Het oordeel van het verantwoordingsorgaan over 2020
Het VO constateert dat de aanbevelingen over 2019 en de speerpunten voor 2020 zoals benoemd in het VO-verslag over 2019 in het lopend jaar in belangrijke mate zijn uitgevoerd. Een aantal punten zijn nog niet opgepakt dan wel gerealiseerd en zijn zo nodig opnieuw meegenomen in de aanbevelingen over 2020.
Samenvattend oordeel
Het VO is van oordeel dat het in 2020 door het bestuur vastgestelde beleid en de genomen bestuursbesluiten in het belang van de (gewezen) deelnemers en pensioengerechtigden is. Bij het nemen van besluiten heeft het bestuur op evenwichtige wijze gehandeld door de belangen van alle belanghebbenden mee te nemen in zijn besluitvorming. Het bestuur heeft daarbij de formele en informele adviezen en aanbevelingen van het VO op adequate wijze meegenomen.
Aanbevelingen over 2020
Het verantwoordingsorgaan heeft de volgende aanbevelingen:
- Evalueer het huidige bestuurlijke model om de voor de toekomst meest gewenste positionering en governance structuur te kunnen vaststellen.
- Maak de benchmarking van de pensioenuitvoeringsorganisatie DPS onderdeel van fase II van het robuustheidsonderzoek in 2021.
- Pas op basis van de huidige praktijk en rekening houdend met de uitkomsten van de evaluatie van de fondsgremia de diverse reglementen aan. Neem hierbij de door het VO voor te stellen wijzigingen in het VO reglement mee.

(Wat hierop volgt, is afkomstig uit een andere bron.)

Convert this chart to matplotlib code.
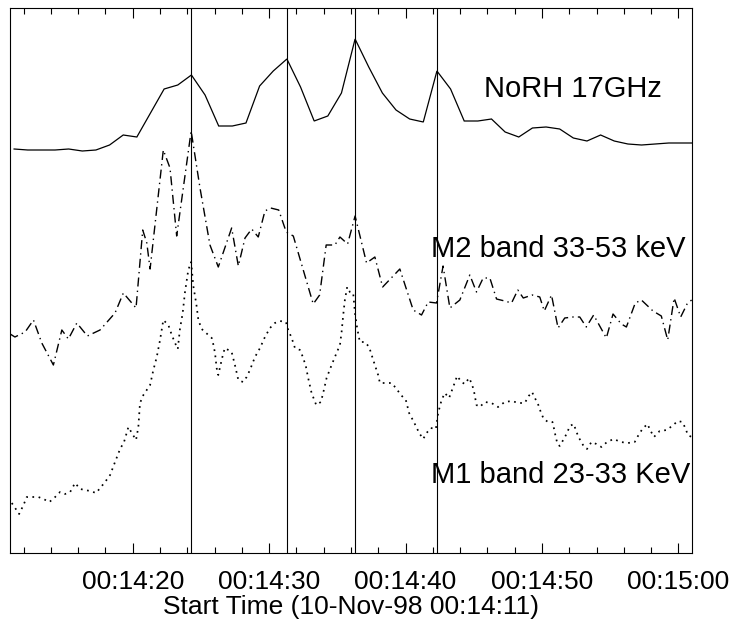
import matplotlib
matplotlib.use("Agg")
import matplotlib.pyplot as plt
from matplotlib.ticker import MultipleLocator, FuncFormatter
import numpy as np

plt.rcParams['font.family'] = ['Liberation Sans', 'DejaVu Sans']

# ---- data (seconds after 00:14:00, arbitrary intensity units) ----
norh_t = [11.3, 12.3, 13.3, 14.3, 15.3, 16.3, 17.3, 18.3, 19.3, 20.3,
          21.3, 22.3, 23.3, 24.3, 25.3, 26.3, 27.3, 28.3, 29.3, 30.3,
          31.3, 32.3, 33.3, 34.3, 35.3, 36.3, 37.3, 38.3, 39.3, 40.3,
          41.3, 42.3, 43.3, 44.3, 45.3, 46.3, 47.3, 48.3, 49.3, 50.3,
          51.3, 52.3, 53.3, 54.3, 55.3, 56.3, 57.3, 58.3, 59.3, 60.3, 61.3]
norh_v = [404, 403, 403, 403, 404, 402, 403, 408, 418, 416,
          440, 464, 468, 478, 458, 427, 427, 430, 467, 482,
          494, 466, 432, 437, 460, 514, 486, 460, 443, 434,
          431, 482, 464, 432, 432, 434, 421, 416, 425, 426,
          424, 415, 412, 418, 412, 409, 408, 409, 410, 410, 410]

m2_t = [11.01, 11.36, 12.11, 12.72, 13.33, 14.18, 14.80, 15.28, 15.90, 16.67,
        17.60, 18.70, 19.31, 20.24, 20.73, 21.03, 21.27, 22.24, 22.73, 23.22,
        24.28, 24.93, 25.66, 26.27, 27.25, 27.74, 28.23, 28.72, 29.20, 29.69,
        30.11, 30.70, 31.25, 31.77, 33.23, 33.70, 34.18, 34.82, 35.19, 35.75,
        36.30, 37.14, 37.75, 38.32, 39.58, 40.56, 41.17, 41.66, 42.27, 42.75,
        43.25, 43.98, 44.71, 45.20, 45.69, 46.18, 46.67, 47.27, 47.77, 48.23,
        48.63, 49.29, 49.84, 50.17, 50.70, 51.18, 51.67, 52.28, 52.77, 53.25,
        53.79, 54.72, 55.21, 55.82, 56.19, 56.84, 57.29, 58.14, 58.75, 59.22,
        59.69, 60.17, 60.64, 60.97]
m2_v = [219, 216, 221, 233, 210, 188, 223, 214, 230, 217,
        223, 240, 260, 245, 323, 310, 284, 403, 385, 317,
        422, 365, 308, 286, 325, 287, 315, 324, 316, 342,
        345, 343, 321, 317, 249, 258, 308, 308, 316, 309,
        337, 290, 296, 266, 284, 243, 238, 251, 250, 287,
        245, 253, 278, 261, 275, 275, 254, 252, 250, 263,
        255, 258, 256, 242, 258, 225, 235, 236, 236, 226,
        238, 215, 239, 229, 226, 250, 253, 242, 237, 213,
        255, 236, 249, 253]

m1_t = [11.13, 11.67, 11.99, 12.23, 13.08, 13.45, 13.89, 14.31, 14.67, 15.04,
        15.41, 15.77, 16.14, 16.87, 17.31, 17.97, 18.34, 18.70, 19.07, 19.36,
        19.68, 19.93, 20.24, 20.41, 20.53, 20.78, 21.27, 21.51, 21.76, 22.00,
        22.24, 22.61, 22.86, 23.10, 23.30, 23.46, 23.66, 23.83, 24.07, 24.28,
        24.44, 24.66, 24.81, 25.05, 25.54, 25.79, 25.90, 26.03, 26.15, 26.27,
        26.40, 26.64, 26.76, 27.25, 27.49, 27.74, 28.08, 28.35, 28.59, 28.96,
        29.33, 29.69, 30.06, 30.42, 30.79, 31.23, 31.40, 31.65, 31.89, 32.26,
        32.50, 32.70, 32.86, 33.11, 33.45, 33.79, 33.96, 34.21, 34.58, 34.94,
        35.19, 35.31, 35.43, 35.55, 35.72, 35.92, 36.16, 36.29, 36.45, 36.65,
        37.02, 37.33, 37.63, 37.99, 38.12, 38.61, 38.97, 39.29, 39.66, 40.02,
        40.26, 40.61, 41.00, 41.29, 41.54, 41.85, 42.22, 42.39, 42.64, 42.88,
        43.19, 43.49, 43.78, 44.10, 44.34, 44.66, 44.83, 45.00, 45.20, 45.44,
        45.81, 46.30, 46.78, 47.27, 47.77, 48.30, 48.74, 49.03, 49.27, 49.52,
        49.77, 49.91, 50.13, 50.45, 50.77, 50.89, 51.01, 51.14, 51.30, 51.60,
        51.84, 52.04, 52.33, 52.53, 52.72, 53.01, 53.30, 53.63, 53.99, 54.36,
        54.77, 55.26, 55.77, 56.31, 56.80, 57.04, 57.36, 57.73, 57.97, 58.21,
        58.63, 59.16, 59.53, 59.97, 60.29, 60.51, 60.70, 60.97]
m1_v = [50, 39, 48, 56, 56, 54, 51, 56, 61, 59,
        61, 70, 64, 62, 60, 71, 78, 91, 104, 111,
        126, 120, 113, 126, 150, 158, 168, 183, 196, 213,
        233, 228, 218, 210, 204, 224, 240, 261, 283, 291,
        267, 249, 233, 224, 218, 215, 209, 200, 185, 178,
        186, 200, 205, 201, 188, 173, 171, 176, 183, 196,
        205, 216, 225, 230, 232, 231, 223, 215, 205, 203,
        195, 186, 175, 160, 148, 151, 160, 175, 188, 200,
        208, 221, 238, 253, 266, 261, 260, 240, 225, 211,
        211, 206, 193, 178, 170, 170, 170, 165, 158, 153,
        140, 131, 120, 114, 120, 125, 124, 140, 153, 160,
        155, 166, 177, 171, 169, 175, 170, 163, 148, 146,
        151, 150, 146, 151, 152, 150, 150, 157, 161, 154,
        147, 141, 134, 131, 131, 124, 116, 109, 107, 114,
        120, 127, 129, 121, 115, 108, 104, 111, 109, 106,
        111, 114, 111, 110, 111, 117, 124, 129, 122, 116,
        122, 123, 127, 132, 131, 125, 118, 116]

peak_times = [24.3, 31.3, 36.3, 42.3]

labels = ["NoRH 17GHz", "M2 band 33-53 keV", "M1 band 23-33 KeV"]
xlabel = "Start Time (10-Nov-98 00:14:11)"

# ---- figure ----
W, H = 733, 624
fig = plt.figure(figsize=(W / 100, H / 100), dpi=100)
ax = fig.add_axes([10 / W, 71 / H, 682 / W, 545 / H])

lw = 0.9
ax.plot(norh_t, norh_v, color='black', lw=lw, solid_joinstyle='miter')
ax.plot(m2_t, m2_v, color='black', lw=1.0, dashes=(6.5, 3, 1, 3))
ax.plot(m1_t, m1_v, color='black', lw=1.25, dashes=(1, 2.6),
        dash_capstyle='butt')

for t in peak_times:
    ax.axvline(t, color='black', lw=0.8)

ax.set_xlim(11, 61)
ax.set_ylim(0, 545)

ax.xaxis.set_major_locator(MultipleLocator(10))
ax.xaxis.set_minor_locator(MultipleLocator(2))
ax.xaxis.set_major_formatter(FuncFormatter(
    lambda s, p: f"00:{14 + int(round(s)) // 60:02d}:{int(round(s)) % 60:02d}"))
ax.tick_params(axis='x', which='both', direction='in', top=True, bottom=True,
               labelsize=19, width=0.8, pad=12)
ax.tick_params(axis='x', which='major', length=7.5)
ax.tick_params(axis='x', which='minor', length=4)
ax.set_yticks([])
for s in ax.spines.values():
    s.set_linewidth(0.8)

ax.set_xlabel(xlabel, fontsize=19, labelpad=1)

tfs = 21
ax.text(0.695, 0.836, labels[0], transform=ax.transAxes, fontsize=tfs,
        ha='left', va='baseline')
ax.text(0.618, 0.5437, labels[1], transform=ax.transAxes, fontsize=tfs,
        ha='left', va='baseline')
ax.text(0.618, 0.129, labels[2], transform=ax.transAxes, fontsize=tfs,
        ha='left', va='baseline')

fig.savefig("out.png", dpi=100)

- Neem de door het VO voorgestelde aandachtspunten mee in het nieuwe communicatiebeleidsplan.
Speerpunten 2021
De belangrijkste speerpunten waarop het VO in 2021 wil focussen:
- Volgen van ontwikkelingen betreffende de invoering van de nieuwe Wet toekomst pensioenen (pensioenakkoord) en invulling geven aan de rol van het VO in dat kader.
- Het monitoren van de opvolging door het bestuur van de uitkomsten uit het robuustheidsonderzoek deel 2.
- Het volgen van de ontwikkelingen met betrekking tot de acties van het bestuur inzake de toekomstige positionering en governance structuur van het fonds.
- Bewaking van het in 2020 vastgestelde premiebeleid en de naleving van de daarin opgenomen solidariteitsafspraken.
- Het beoordelen van het Communicatiebeleidsplan 2021-2023 en het toezien op de uitvoering daarvan.
- Volgen van de ontwikkelingen op het gebied van duurzaamheidsbeleid.